Bu dönüşümün arkasındaki itici güç, teknolojideki muazzam ilerlemeler. Yapay Zekâ (YZ) ve Makine Öğrenmesi (ML) artık sadece veriyi sınıflandırmakla kalmıyor, içindeki gizli desenleri, trendleri, korelasyonları ve hatta nedensellikleri ortaya çıkarabiliyor. Karmaşık algoritmalar, insan zihninin algı sınırlarının ötesindeki bağlantıları keşfedebiliyor. Derin Öğrenme, görüntü ve ses tanımada inanılmaz bir keskinlik sağlarken, Doğal Dil İşleme (NLP), müşteri geri bildirimlerindeki duygu tonunu bile analiz edebiliyor. Bu teknolojiler olmadan, Büyük Veri, sadece dijital bir depolama alanı yükü olmaya mahkumdu.
Anlamlı veriye ulaşmanın dijital ekonomideki etkisi ise devrim niteliğinde.

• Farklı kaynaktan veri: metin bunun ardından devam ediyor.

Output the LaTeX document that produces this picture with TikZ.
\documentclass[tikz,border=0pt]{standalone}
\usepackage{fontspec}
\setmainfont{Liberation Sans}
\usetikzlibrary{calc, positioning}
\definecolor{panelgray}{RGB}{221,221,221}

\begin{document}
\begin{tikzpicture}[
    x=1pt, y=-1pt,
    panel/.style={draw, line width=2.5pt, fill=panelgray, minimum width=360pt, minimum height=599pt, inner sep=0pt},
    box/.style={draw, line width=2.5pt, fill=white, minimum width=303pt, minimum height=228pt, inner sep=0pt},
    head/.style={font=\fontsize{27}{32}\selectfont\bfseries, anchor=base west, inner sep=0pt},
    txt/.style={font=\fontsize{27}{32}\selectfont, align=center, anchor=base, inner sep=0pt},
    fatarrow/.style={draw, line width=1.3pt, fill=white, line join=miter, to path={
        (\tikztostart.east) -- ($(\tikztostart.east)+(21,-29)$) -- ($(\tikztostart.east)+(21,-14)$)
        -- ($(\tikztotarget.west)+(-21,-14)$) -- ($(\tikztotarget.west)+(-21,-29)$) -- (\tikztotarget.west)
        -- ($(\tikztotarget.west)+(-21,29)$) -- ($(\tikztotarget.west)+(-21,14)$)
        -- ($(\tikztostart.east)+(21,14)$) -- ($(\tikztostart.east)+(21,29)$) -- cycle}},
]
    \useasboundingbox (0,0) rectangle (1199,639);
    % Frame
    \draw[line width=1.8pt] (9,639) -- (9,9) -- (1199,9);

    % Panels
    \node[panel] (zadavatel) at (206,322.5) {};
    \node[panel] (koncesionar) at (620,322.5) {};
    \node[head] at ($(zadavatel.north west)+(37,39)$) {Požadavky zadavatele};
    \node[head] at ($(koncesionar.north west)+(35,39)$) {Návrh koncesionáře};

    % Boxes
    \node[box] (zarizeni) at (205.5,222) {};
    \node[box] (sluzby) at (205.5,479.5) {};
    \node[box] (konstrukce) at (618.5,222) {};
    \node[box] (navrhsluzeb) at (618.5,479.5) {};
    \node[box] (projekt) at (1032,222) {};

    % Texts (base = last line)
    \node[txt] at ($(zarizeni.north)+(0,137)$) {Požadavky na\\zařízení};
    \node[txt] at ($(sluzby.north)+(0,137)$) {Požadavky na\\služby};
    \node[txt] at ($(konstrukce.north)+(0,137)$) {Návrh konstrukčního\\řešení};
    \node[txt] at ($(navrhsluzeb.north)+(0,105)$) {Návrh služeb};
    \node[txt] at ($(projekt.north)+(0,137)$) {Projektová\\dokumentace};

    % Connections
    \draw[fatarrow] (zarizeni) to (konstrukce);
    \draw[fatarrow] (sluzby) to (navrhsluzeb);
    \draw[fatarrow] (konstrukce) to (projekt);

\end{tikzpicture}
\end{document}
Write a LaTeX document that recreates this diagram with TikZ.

Artık şirketler, müşterilerini sadece demografik segmentlere göre değil, bireysel tercihleri, gerçek zamanlı davranışları ve hatta gelecekteki ihtiyaçlarına dair öngörülerle tanımlayabiliyor. Netflix’in izleme önerileri, Amazon’un “şunları da beğenebilirsiniz” uyarıları, Spotify’ın keşif listeleri… Bunların hepsi, ham verinin anlamlı hale getirilip kişiselleştirilmiş deneyimlere dönüştürülmesinin sonucu. Tedarik zincirleri, anlık sensör verileri ve pazar analizleriyle optimize ediliyor, israf azalıyor, verimlilik artıyor. Finans sektöründe risk yönetimi daha hassas hale geliyor, sahtekarlık tespiti güçleniyor. Ürün geliştirme süreçleri, kullanıcı geri bildirimlerinin derinlemesine analiziyle şekilleniyor. Pazarlama kampanyalarının etkinliği gerçek zamanlı olarak ölçülebiliyor ve anında optimize edilebiliyor. Rekabet avantajı, sadece veriye sahip olmakta değil, ondan en hızlı ve en doğru şekilde anlam çıkarabilmekte yatıyor.
Ancak, bu güç büyük bir sorumluluğu da beraberinde getiriyor: Etik. Anlamlı veriye ulaşmak için kullanılan kişisel bilgiler, gizlilik endişelerini zirveye taşıyor. Veri toplama ve kullanma süreçlerinde şeffaflık, kullanıcı rızası ve veri güvenliği artık sadece bir “iyi niyet göstergesi” değil, yasal zorunluluk ve tüketici güveninin temel taşı. Algoritmik önyargı, anlam çıkarma süreçlerinde istenmeyen ayrımcılıklara yol açabiliyor. Bu nedenle, dijital ekonominin bu yeni yönünde, “anlam” kavramına etik ve sorumlu bir çerçeve de dahil edilmek zorunda. Güven, bu yeni ekonominin en değerli para birimi haline geldi.
Dijital ekonominin geleceği, sonsuz veri akışlarında boğulmakta değil, bu akıştan damıtılan berrak, değerli ve eyleme dönüştürülebilir bilgide yatıyor. Büyük Veri çağı, yerini “Akıllı Veri” veya “Anlamlı Veri” çağına bırakıyor. Bu yeni dönemde başarı, verinin hacminden çok, ondan çıkarılan bilgeliğin derinliği ve bu bilgeliği sorumlu, etik ve yenilikçi bir şekilde uygulama becerisiyle ölçülecek. Dijital dünya, ham enerjiyi işleyip kullanılabilir güce dönüştürdüğümüz gibi, ham veriyi de işleyip ilerlemenin yakıtı haline getiriyoruz. Yolculuk, nicelikten niteliğe, büyüklükten anlama doğru. Ve bu yeni yön, ekonomileri, iş modellerini ve nihayetinde günlük hayatlarımızı şekillendirmeye devam edecek.